Rádio Luna

Rádio Luna
  • Portugal
Frequency106.2 MHz (Lisbon)
Programming
FormatClassical
Ownership
Owner
History
First air date
December 1998 (1998-12)
Last air date
2005 (2005)

Rádio Luna was a Portuguese radio station that existed from 1998 to 2005. Created by Ricardo Casimiro and Jaime Fernandes of Côco - Companhia de Comunicação, also owners of Rádio Voxx, the station aired classical and jazz music. The station was sold to Media Capital in 2003, closed new programming on March 7, 2004, and finally shut down in 2005.

History

Côco's founders, who had founded Rádio Voxx in 1997, decided to expand their radio project to a second station, which they conceived as a "lighter version of Antena 2".[1] Its broadcasts started on the same week as Voxx, which started on December 21.[2] The musical line-up was assembled by Guilherme Statter, who devised a concept for classical and jazz music to appear on general radio stations in a light manner, like rock music, "sometimes repeating tracks". Ricardo Casimiro, however, did not aim for an elitist station (like what Antena 2 is, then as now). As of February 2001, the station still lacked commercial advertising, and, like Voxx, was left out of listener surveys.[1]

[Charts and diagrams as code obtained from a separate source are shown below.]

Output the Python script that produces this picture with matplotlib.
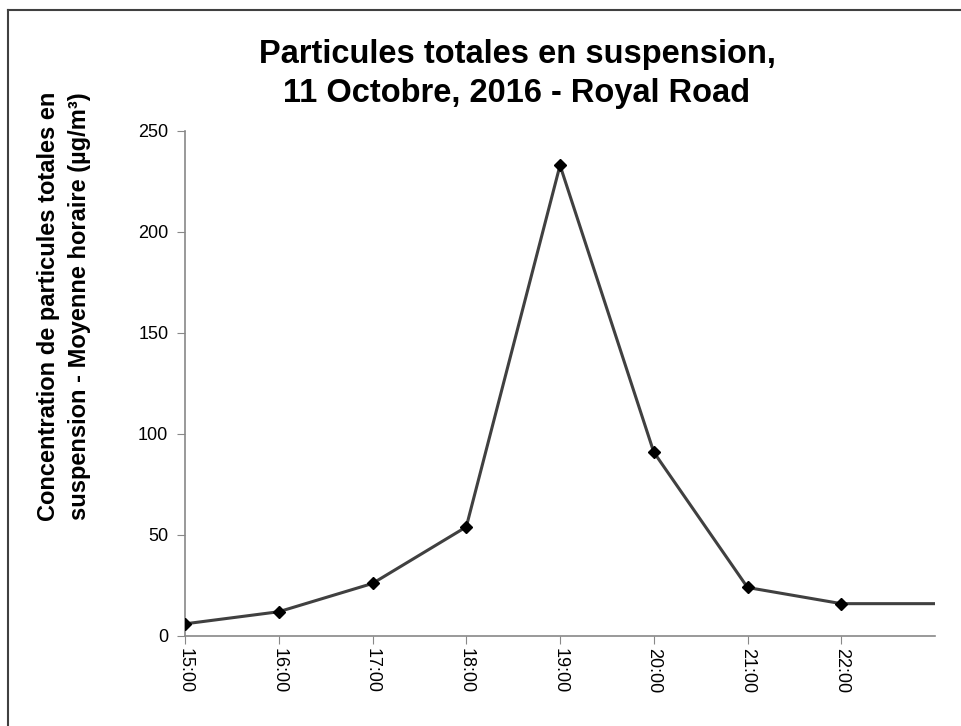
import matplotlib
matplotlib.use('Agg')
import matplotlib.pyplot as plt
from matplotlib.lines import Line2D

plt.rcParams['font.family'] = ['Liberation Sans', 'DejaVu Sans']

hours = ['15:00', '16:00', '17:00', '18:00', '19:00', '20:00', '21:00', '22:00']
tsp = [6, 12, 26, 54, 233, 91, 24, 16]
# last segment runs on to the end of the axis with no marker
tail_value = 16

fig = plt.figure(figsize=(9.61, 7.26), dpi=100)
ax = fig.add_axes([0.1925, 0.124, 0.973 - 0.1925, 0.8196 - 0.124])

x = list(range(len(hours)))
ax.plot(x + [len(hours)], tsp + [tail_value], color='#404040', linewidth=2.2,
        zorder=2)
ax.plot(x, tsp, linestyle='none', marker='D', markersize=6.5,
        color='black', zorder=3)

ax.set_xlim(0, len(hours))
ax.set_ylim(0, 250)
ax.set_xticks(x)
ax.set_xticklabels(hours, rotation=-90, fontsize=13)
ax.set_yticks([0, 50, 100, 150, 200, 250])
ax.tick_params(axis='y', labelsize=13, length=6, pad=6, color='#888888',
               direction='out')
ax.tick_params(axis='x', length=6, pad=3, color='#888888', direction='out')

for side in ['top', 'right']:
    ax.spines[side].set_visible(False)
for side in ['left', 'bottom']:
    ax.spines[side].set_color('#888888')
    ax.spines[side].set_linewidth(1.2)

fig.text(64 / 961, 1 - 306 / 726,
         'Concentration de particules totales en\n'
         'suspension - Moyenne horaire (µg/m³)',
         fontsize=17, fontweight='bold', rotation=90, linespacing=1.45,
         ha='center', va='center')
fig.text(517 / 961, 1 - 74 / 726,
         'Particules totales en suspension,\n11 Octobre, 2016 - Royal Road',
         fontsize=23.5, fontweight='bold', linespacing=1.35,
         ha='center', va='center')

# partial frame around the chart area
fig.add_artist(Line2D([8 / 961, 1], [1 - 10 / 726, 1 - 10 / 726],
                      transform=fig.transFigure, color='#404040', linewidth=1.5))
fig.add_artist(Line2D([8 / 961, 8 / 961], [0, 1 - 10 / 726],
                      transform=fig.transFigure, color='#404040', linewidth=1.5))

fig.savefig('out.png', dpi=100)
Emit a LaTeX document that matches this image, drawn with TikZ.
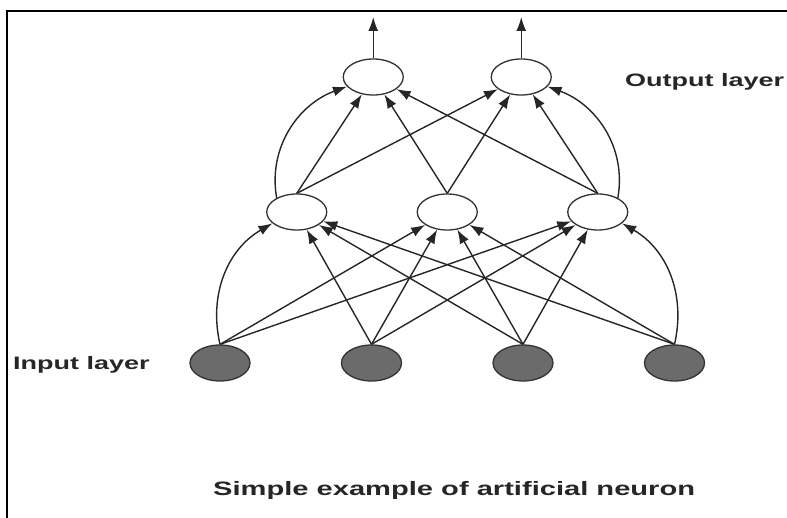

It, like Rádio Nostalgia, employed an automated system, which made it difficult to identify tracks due to the lack of announcers.[3]

Luís Nobre Guedes's company Rádio Milénio acquired the Côco stations (Voxx and Luna) in October 2003.[4] This would imply the license being used to relay another station.[5] On March 5, 2004, it was announced that all programming would cease on March 7, delayed from a few days before. Statter, the station's director, said that it would relay other MCR networks after the cut-off date.[6]

Since then, MCR tried to rebrand the station as Clássica FM, however AACS (the current ERC) rejected it under the grounds that a station with the same name existed. As of February 2005, it was set to wait for approval from the regulator to adopt the name Classe FM, and, if approved, it would change its schedule. Meanwhile, the station was still operating an automated service.[7] The station remained automated until it closed at an unknown date, when it became a Cidade FM relay station.[8]